Maybe it is possible for INI to be met while meeting all the Arrow 
criteria except IIA. Of course, INI might still be too strong, but 
there are many methods that meet this criterion but fail IIA.

The methods I have found that pass INI are:

- Lone-mark plurality (which passes in the most trivial way, because 
all ballots that were cast for a candidate that is removed simply 
don't count for any candidate)

- Approval

- Borda, if ballots with tied rankings are not allowed

- Copeland

Methods that fail INI:

- FPTP (based on ranked ballots, as opposed to lone-mark plurality)

- IRV

- Borda, if ballots with tied rankings are allowed

- Bucklin

Shulze and Ranked Pairs, I expect, also fail INI. I don't have proof 
of this but I think I have an idea of how to construct a 
counterexample. If I can complete this soon, I will post it.

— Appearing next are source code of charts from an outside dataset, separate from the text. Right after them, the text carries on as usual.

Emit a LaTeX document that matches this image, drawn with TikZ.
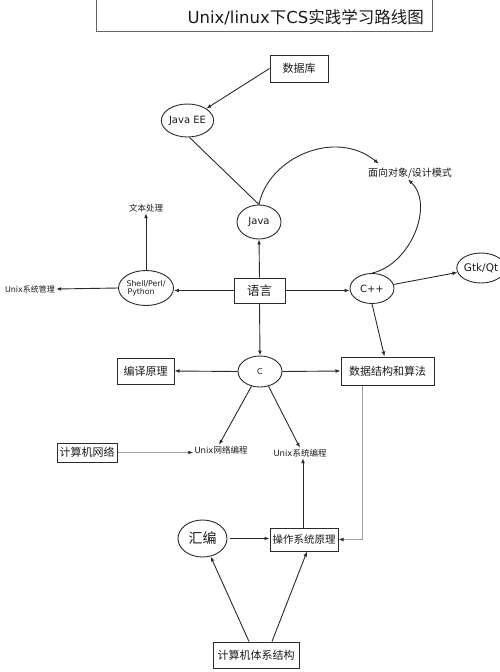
\documentclass[tikz,border=0pt]{standalone}
\usepackage{fontspec}
\setmainfont{DejaVu Sans}
\newfontfamily\cjk{Noto Sans CJK SC}
\usetikzlibrary{shapes.geometric,arrows.meta,calc}
\definecolor{ink}{HTML}{1A1A1A}
\definecolor{lineink}{HTML}{2A2A2A}
\tikzset{
  fs/.style={font=\fontsize{#1}{#1}\selectfont},
  box/.style={draw=lineink, line width=1pt, rectangle, inner sep=0pt, text=ink},
  oval/.style={draw=lineink, line width=0.9pt, ellipse, inner sep=0pt, text=ink},
  lbl/.style={inner sep=1pt, text=ink},
  arr/.style={draw=lineink, line width=0.9pt, -{Latex[length=5pt,width=3.8pt]}},
  plain/.style={draw=lineink, line width=0.9pt},
  greyarr/.style={draw=gray!75, line width=0.9pt, -{Latex[length=5pt,width=3.8pt,color=lineink]}},
}
\begin{document}
\begin{tikzpicture}[x=1pt,y=-1pt]
\useasboundingbox (0,0) rectangle (500,672);
% title
\node[draw=gray!80!black, line width=0.9pt, rectangle, minimum width=336pt, minimum height=34pt, inner sep=0pt] (titlebox) at (264,14.5) {};
\node[lbl, fs=16.5, anchor=east] (title) at (425,17) {Unix/linux{\cjk 下}CS{\cjk 实践学习路线图}};
% boxes
\node[box, minimum width=58pt, minimum height=27pt, fs=11] (db) at (299,68.5) {\cjk 数据库};
\node[box, minimum width=51pt, minimum height=25pt, fs=12.5] (lang) at (259.5,290.5) {\cjk 语言};
\node[box, minimum width=57pt, minimum height=26pt, fs=11] (bianyi) at (145.5,371) {\cjk 编译原理};
\node[box, minimum width=93pt, minimum height=28pt, fs=11] (ds) at (387.5,371) {\cjk 数据结构和算法};
\node[box, minimum width=60pt, minimum height=19pt, fs=11] (net) at (87,452.5) {\cjk 计算机网络};
\node[box, minimum width=68pt, minimum height=23pt, fs=10.5] (os) at (304,539.5) {\cjk 操作系统原理};
\node[box, minimum width=86pt, minimum height=26pt, fs=11] (arch) at (256,655) {\cjk 计算机体系结构};
% ellipses
\node[oval, minimum width=47pt, minimum height=33pt, fs=10] (javaee) at (187.5,120.5) {Java EE};
\node[oval, minimum width=44pt, minimum height=34pt, fs=10] (java) at (259,222) {Java};
\node[oval, minimum width=44pt, minimum height=30pt, fs=10] (cpp) at (372,288.5) {C++};
\node[oval, minimum width=46pt, minimum height=30pt, fs=10.5] (gtk) at (481,268) {Gtk/Qt};
\node[oval, minimum width=45pt, minimum height=35pt, fs=7.8, align=left] (shell) at (146,288) {Shell/Perl/\\\hspace*{1pt}Python};
\node[oval, minimum width=44pt, minimum height=31pt, fs=8] (c) at (260,371.5) {C};
\node[oval, minimum width=49pt, minimum height=37pt, fs=14] (asm) at (202.5,538.5) {\cjk 汇编};
% plain labels
\node[lbl, fs=10] (oop) at (410,173) {\cjk 面向对象/设计模式};
\node[lbl, fs=8.5] (textproc) at (146,208) {\cjk 文本处理};
\node[lbl, fs=8] (unixadmin) at (30,289) {Unix{\cjk 系统管理}};
\node[lbl, fs=8.5] (unixnet) at (221,450) {Unix{\cjk 网络编程}};
\node[lbl, fs=8.5] (unixsys) at (300,453) {Unix{\cjk 系统编程}};
% connectors
\draw[arr] (db.west) -- (javaee);
\draw[plain] ([xshift=2pt]javaee.south) -- (java.north);
\draw[arr] (java.north) .. controls (268,158) and (335,128) .. ([xshift=12pt,yshift=3pt]oop.north west);
\draw[arr] (cpp.north) .. controls (410,265) and (435,205) .. ([xshift=-2pt]oop.south);
\draw[arr] (lang.north) -- (java.south);
\draw[arr] (lang.east) -- (lang.east -| cpp.west);
\draw[arr] (lang.west) -- (lang.west -| shell.east);
\draw[arr] (lang.south) -- (c.north);
\draw[arr] (shell.north) -- (textproc.south);
\draw[arr] (shell.west) -- (unixadmin.east);
\draw[arr] (cpp) -- (gtk);
\draw[arr] (cpp.south) -- ([xshift=-3pt]ds.north);
\draw[arr] (c.west) -- (bianyi.east);
\draw[arr] (c.east) -- (ds.west);
\draw[arr] (c.240) -- ([xshift=-2pt]unixnet.north);
\draw[arr] (c.300) -- (unixsys.north);
\draw[greyarr] (net.east) -- (net.east -| unixnet.west);
\draw[greyarr] ([xshift=-25.5pt]ds.south) |- (os.east);
\draw[arr] ([xshift=-1pt]os.north) -- ([xshift=-1pt]os.north |- unixsys.south);
\draw[arr, shorten <=3pt] (asm.east) -- (asm.east -| os.west);
\draw[arr] ([xshift=-7pt]arch.north) -- (asm);
\draw[arr] ([xshift=16pt]arch.north) -- ([xshift=3pt]os.south);
\end{tikzpicture}
\end{document}
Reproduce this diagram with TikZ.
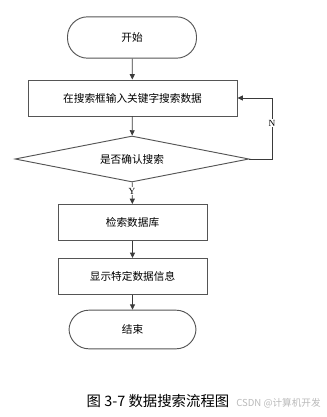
\documentclass[tikz,border=0pt]{standalone}
\usepackage{fontspec}
\setmainfont{Noto Sans CJK SC}
\newfontfamily\latinserif{Liberation Serif}
\usepackage{tikz}
\usetikzlibrary{arrows.meta}
\usetikzlibrary{shapes.geometric}
\usepackage{xcolor}

\definecolor{boxline}{HTML}{555555}
\definecolor{flowline}{HTML}{3A3A3A}

\tikzset{
	terminal/.style={draw=boxline,line width=0.7pt,rectangle,rounded corners=15pt,
		minimum width=96.75pt,minimum height=31pt,font=\fontsize{8}{9}\selectfont},
	process/.style={draw=boxline,line width=0.7pt,rectangle,
		minimum height=27pt,font=\fontsize{8}{9}\selectfont},
	decision/.style={draw=boxline,line width=0.7pt,diamond,aspect=5,inner sep=0pt,
		minimum width=175.5pt,minimum height=34.5pt,font=\fontsize{8}{9}\selectfont},
	flow/.style={draw=flowline,line width=0.6pt,-{Triangle[length=1.4mm,width=1.3mm]}},
	yn/.style={fill=white,inner sep=0.8pt,font=\latinserif\fontsize{7}{8}\selectfont}
}

\begin{document}
\begin{tikzpicture}[x=0.75pt,y=-0.75pt]
		
		% Page frame
		\useasboundingbox (0,0) rectangle (326,417);
		
		% The steps
		\node[terminal] (start) at (132,37.5) {开始};
		\node[process,minimum width=156.75pt] (input) at (132.5,98) {在搜索框输入关键字搜索数据};
		\node[decision] (confirm) at (132,159) {是否确认搜索};
		\node[process,minimum width=111.75pt] (query) at (132.5,222.5) {检索数据库};
		\node[process,minimum width=111.75pt] (show) at (132.5,276.5) {显示特定数据信息};
		\node[terminal,minimum width=95.25pt,minimum height=29pt] (stop) at (132.5,329.5) {结束};
		
		% Main flow
		\draw[flow] (start) -- (input);
		\draw[flow] (input) -- (confirm);
		\draw[flow] (confirm) -- (query);
		\draw[flow] (query) -- (show);
		\draw[flow] (show) -- (stop);
		
		% Loop back when not confirmed
		\coordinate (turn) at (272,159);
		\draw[flow] (confirm.east) -- (turn) |- (input.east);
		
		% Branch labels
		\node[yn] (ylabel) at (132,191) {Y};
		\node[yn] (nlabel) at (272,123) {N};
		
		% Caption
		\node[font=\fontsize{10.8}{12}\selectfont] (caption) at (158,401) {图\ 3-7\ 数据搜索流程图};
		\node[anchor=west,text=gray!55,font=\fontsize{7.2}{8}\selectfont,inner sep=0pt] (mark) at (236,403) {CSDN @计算机开发};
		
	\end{tikzpicture}
\end{document}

I'm a little concerned that all the ranked methods that I've found to 
pass INI so far exhibit clone sensitivity. Maybe there is another 
impossibility theorem lurking there. If anyone can find a ranked 
method that does not exhibit clone sensitivity, and passes INI, I'd be 
very interested. If anyone can suggest a criterion in the same spirit 
as INI, but that is less exclusive of clone-insensitive ranked 
methods, that would also be interesting.